Friday, 19 September 2014

A Poor Exchange

Peter Oborne writes:

Every government has its favourite think tank.

These sometimes shadowy and poorly-defined organisations provide the intellectual muscle and policy guidance which all prime ministers need. Maggie Thatcher favoured the Institute for Economic Affairs and the Centre for Policy Studies, while Tony Blair drew on Demos and the Institute for Public Policy Research.

Policy Exchange has long been David Cameron’s favourite. This organisation has helped to generate some daring ideas, particularly in the field of Whitehall reform.

Its recent chairmen include my colleague Charles Moore (accurately described in July by the writer Ed West as “the spiritual leader of Britain’s 15 million conservatives”) and Lord Finkelstein, the Times Columnist whose writings have a habit of reflecting government thinking with uncanny accuracy.

Now comes the news Policy Exchange has got a new chairman, in the shape of David Frum.

I once spent a day with David Frum in Beirut. We went, in the pouring rain, to the Roman ruins in Baalbek. He was a highly intelligent man and good company, though very dogmatic.

In Beirut he created the strong impression that he had come to the Lebanon to broadcast his own firmly-held opinions, rather than find out what was really happening on the ground.

Obviously we disagreed about almost everything.
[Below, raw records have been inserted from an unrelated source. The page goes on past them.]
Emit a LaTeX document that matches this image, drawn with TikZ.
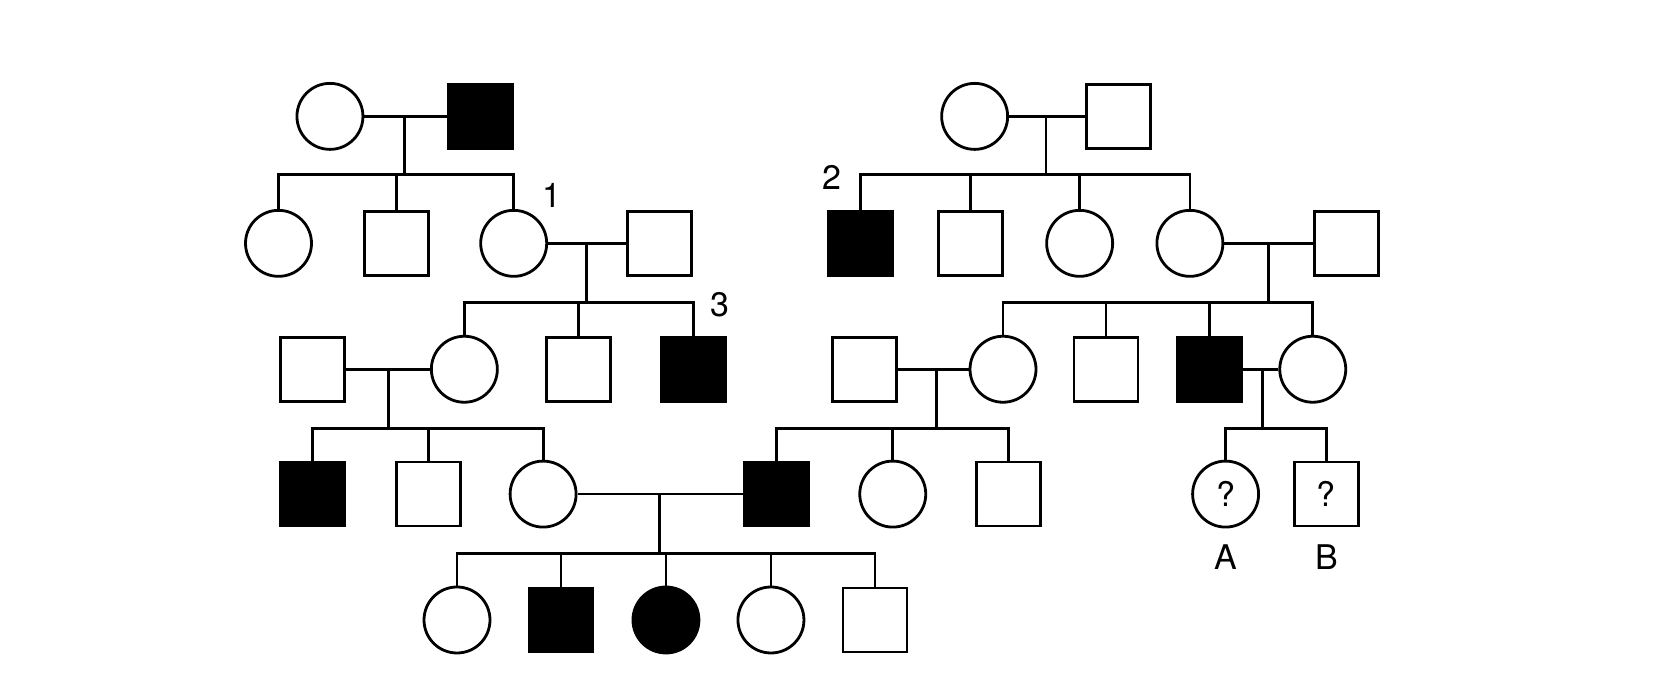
\documentclass[tikz,border=0pt]{standalone}
\usepackage{fontspec}
\setmainfont{TeX Gyre Heros}
\begin{document}
\begin{tikzpicture}[x=1.05pt,y=-1.058pt,line width=2.8pt,
  m/.style={draw,rectangle,minimum size=64pt,inner sep=0pt,fill=white},
  f/.style={draw,circle,minimum size=66pt,inner sep=0pt,fill=white},
  A/.style={fill=black},
  lab/.style={font=\fontsize{34}{34}\selectfont},
  every node/.append style={font=\fontsize{34}{34}\selectfont}]
\useasboundingbox[fill=white] (4.76,0) rectangle (1580,657.8);
% left family
\node[f] (a1) at (319,110) {};
\node[m,A] (a2) at (462,110) {};
\node[f] (b1) at (270,230) {};
\node[m] (b2) at (382,230) {};
\node[f] (b3) at (494,230) {};
\node[m] (b4) at (633,230) {};
\node[m] (c1) at (302,349) {};
\node[f] (c2) at (447,349) {};
\node[m] (c3) at (556,349) {};
\node[m,A] (c4) at (665,349) {};
\node[m,A] (d1) at (302,467) {};
\node[m] (d2) at (413,467) {};
\node[f] (d3) at (522,467) {};
\node[m,A] (d4) at (744,467) {};
\node[f] (d5) at (855,467) {};
\node[m] (d6) at (965,467) {};
\node[f] (e1) at (440,586) {};
\node[m,A] (e2) at (539,586) {};
\node[f,A] (e3) at (639,586) {};
\node[f] (e4) at (739,586) {};
\node[m] (e5) at (838,586) {};
% right family
\node[f] (r1) at (933,110) {};
\node[m] (r2) at (1070,110) {};
\node[m,A] (s1) at (824,230) {};
\node[m] (s2) at (929,230) {};
\node[f] (s3) at (1033,230) {};
\node[f] (s4) at (1138,230) {};
\node[m] (s5) at (1287,230) {};
\node[m] (t0) at (828,349) {};
\node[f] (t1) at (960,349) {};
\node[m] (t2) at (1058,349) {};
\node[m,A] (t3) at (1157,349) {};
\node[f] (t4) at (1255,349) {};
\node[f] (qa) at (1172,467) {?};
\node[m] (qb) at (1268,467) {?};
% labels
\node (l1) at (530,185) {1};
\node (l2) at (797,168) {2};
\node (l3) at (690,288) {3};
\node (la) at (1172,527) {A};
\node (lb) at (1268,527) {B};
% connectors
\coordinate (m1) at (390,110);
\draw (a1) -- (a2); \draw (m1) -- (390,165);
\draw (b1.north) |- (m1|-0,165) -| (b3.north); \draw (b2.north) -- (b2.north|-0,165);
\coordinate (m2) at (563,230);
\draw (b3) -- (b4); \draw (m2) -- (563,286);
\draw (c2.north) |- (m2|-0,286) -| (c4.north); \draw (c3.north) -- (c3.north|-0,286);
\coordinate (m3) at (375,349);
\draw (c1) -- (c2); \draw (m3) -- (375,405);
\draw (d1.north) |- (m3|-0,405) -| (d3.north); \draw (d2.north) -- (d2.north|-0,405);
\coordinate (m4) at (633,467);
\draw (d3) -- (d4); \draw (m4) -- (633,523);
\draw (e1.north) |- (m4|-0,523) -| (e5.north);
\foreach \n in {e2,e3,e4} \draw (\n.north) -- (\n.north|-0,523);
\coordinate (m5) at (1001,110);
\draw (r1) -- (r2); \draw (m5) -- (1001,165);
\draw (s1.north) |- (m5|-0,165) -| (s4.north);
\foreach \n in {s2,s3} \draw (\n.north) -- (\n.north|-0,165);
\coordinate (m6) at (1213,230);
\draw (s4) -- (s5); \draw (m6) -- (1213,286);
\draw (t1.north) |- (m6|-0,286) -| (t4.north);
\foreach \n in {t2,t3} \draw (\n.north) -- (\n.north|-0,286);
\coordinate (m7) at (897,349);
\draw (t0) -- (t1); \draw (m7) -- (897,405);
\draw (d4.north) |- (m7|-0,405) -| (d6.north); \draw (d5.north) -- (d5.north|-0,405);
\coordinate (m8) at (1207,349);
\draw (t3) -- (t4); \draw (m8) -- (1207,405);
\draw (qa.north) |- (m8|-0,405) -| (qb.north);
\end{tikzpicture}
\end{document}
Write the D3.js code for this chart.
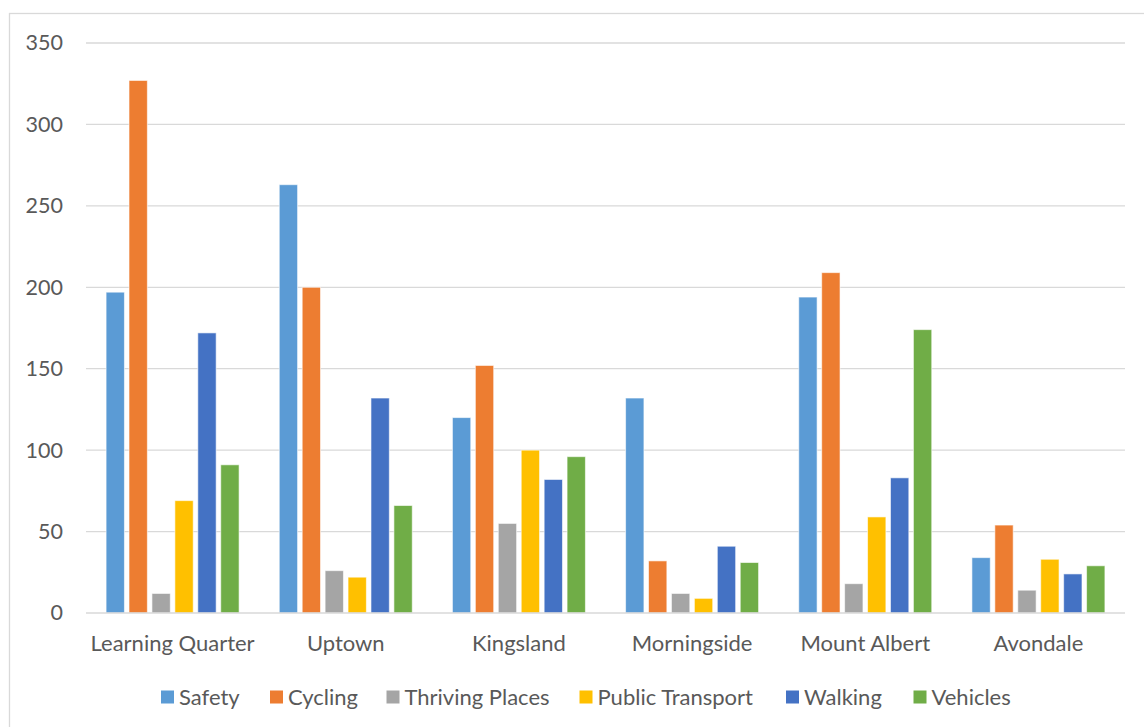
<!DOCTYPE html>
<html>
<head>
<meta charset="utf-8">
<script src="https://cdn.jsdelivr.net/npm/d3@7"></script>
<style>
  html, body { margin: 0; padding: 0; background: #ffffff; }
  svg { display: block; }
  text { font-family: Lato, "Open Sans", sans-serif; fill: #595959; }
</style>
</head>
<body>
<svg id="chart" width="1144" height="727"></svg>
<script>
// Neighbourhood categories along the x axis
const categories = ["Learning Quarter", "Uptown", "Kingsland", "Morningside", "Mount Albert", "Avondale"];

// Series names and their values per neighbourhood
const seriesNames = ["Safety", "Cycling", "Thriving Places", "Public Transport", "Walking", "Vehicles"];
const safety          = [197, 263, 120, 132, 194, 34];
const cycling         = [327, 200, 152,  32, 209, 54];
const thrivingPlaces  = [ 12,  26,  55,  12,  18, 14];
const publicTransport = [ 69,  22, 100,   9,  59, 33];
const walking         = [172, 132,  82,  41,  83, 24];
const vehicles        = [ 91,  66,  96,  31, 174, 29];

// Y axis tick values
const yTicks = [0, 50, 100, 150, 200, 250, 300, 350];

const seriesValues = [safety, cycling, thrivingPlaces, publicTransport, walking, vehicles];
const colors = ["#5b9bd5", "#ed7d31", "#a5a5a5", "#ffc000", "#4472c4", "#70ad47"];

const svg = d3.select("#chart");

// Outer chart frame
svg.append("rect")
  .attr("x", 9.5).attr("y", 13.5)
  .attr("width", 1160).attr("height", 760)
  .attr("fill", "none")
  .attr("stroke", "#d9d9d9")
  .attr("stroke-width", 1.3);

const plot = { left: 86, right: 1125, top: 43, bottom: 613 };

const x0 = d3.scaleBand()
  .domain(categories)
  .range([plot.left, plot.right])
  .paddingInner(0).paddingOuter(0);

const groupSpan = 133;
const x1 = d3.scaleBand()
  .domain(seriesNames)
  .range([(x0.bandwidth() - groupSpan) / 2, (x0.bandwidth() + groupSpan) / 2])
  .paddingInner(0.2).paddingOuter(0);

const y = d3.scaleLinear().domain([0, 350]).range([plot.bottom, plot.top]);

// Horizontal gridlines
svg.append("g")
  .selectAll("line")
  .data(yTicks.filter(d => d > 0))
  .join("line")
  .attr("x1", plot.left).attr("x2", plot.right)
  .attr("y1", d => y(d)).attr("y2", d => y(d))
  .attr("stroke", "#d9d9d9")
  .attr("stroke-width", 1.3);

// Y axis labels
const yAxis = d3.axisLeft(y).tickValues(yTicks).tickSize(0).tickPadding(0).tickFormat(d3.format("d"));
const gy = svg.append("g").attr("transform", "translate(63,0)").call(yAxis);
gy.select(".domain").remove();
gy.selectAll("text")
  .attr("font-size", 21.5)
  .attr("fill", "#595959")
  .style("font-family", "Lato, 'Open Sans', sans-serif");

// Bars
const groups = svg.append("g")
  .selectAll("g")
  .data(categories)
  .join("g")
  .attr("transform", d => `translate(${x0(d)},0)`);

groups.selectAll("rect")
  .data((c, ci) => seriesNames.map((s, si) => ({ s, si, v: seriesValues[si][ci] })))
  .join("rect")
  .attr("x", d => x1(d.s))
  .attr("width", x1.bandwidth())
  .attr("y", d => y(d.v))
  .attr("height", d => y(0) - y(d.v))
  .attr("fill", d => colors[d.si])
  .attr("stroke", "#ffffff")
  .attr("stroke-opacity", 0.6)
  .attr("stroke-width", 1);

// Baseline
svg.append("line")
  .attr("x1", plot.left).attr("x2", plot.right)
  .attr("y1", y(0)).attr("y2", y(0))
  .attr("stroke", "#d9d9d9")
  .attr("stroke-width", 1.3);

// X axis category labels
const xAxis = d3.axisBottom(x0).tickSize(0).tickPadding(0);
const gx = svg.append("g").attr("transform", `translate(0,${plot.bottom + 38})`).call(xAxis);
gx.select(".domain").remove();
gx.selectAll("text")
  .attr("dy", 0)
  .attr("font-size", 22)
  .attr("fill", "#595959")
  .style("font-family", "Lato, 'Open Sans', sans-serif");

// Legend
const legendX = [161, 270, 386.5, 579.5, 786, 913.5];
const legend = svg.append("g")
  .selectAll("g")
  .data(seriesNames)
  .join("g")
  .attr("transform", (d, i) => `translate(${legendX[i]},697)`);
legend.append("rect")
  .attr("x", 0).attr("y", -6.5)
  .attr("width", 13).attr("height", 13)
  .attr("fill", (d, i) => colors[i]);
legend.append("text")
  .attr("x", 18).attr("y", 0)
  .attr("dy", "0.35em")
  .attr("font-size", 22)
  .text(d => d);
</script>
</body>
</html>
Mr Frum is a Republican Party supporter and former speech writer to George W Bush. He was responsible for the notorious phrase in the president's 2002 State of the Union address: “axis of evil”.

This was the speech which set the United States off on its disastrous path of invasion and conquest whose consequences are still being felt today.

This brings me back to David Cameron.

Isn’t it fascinating that the Prime Minister’s favourite think tank should have hired as its new chairman one of the most powerful propagandists for George W Bush’s disastrous war on terror?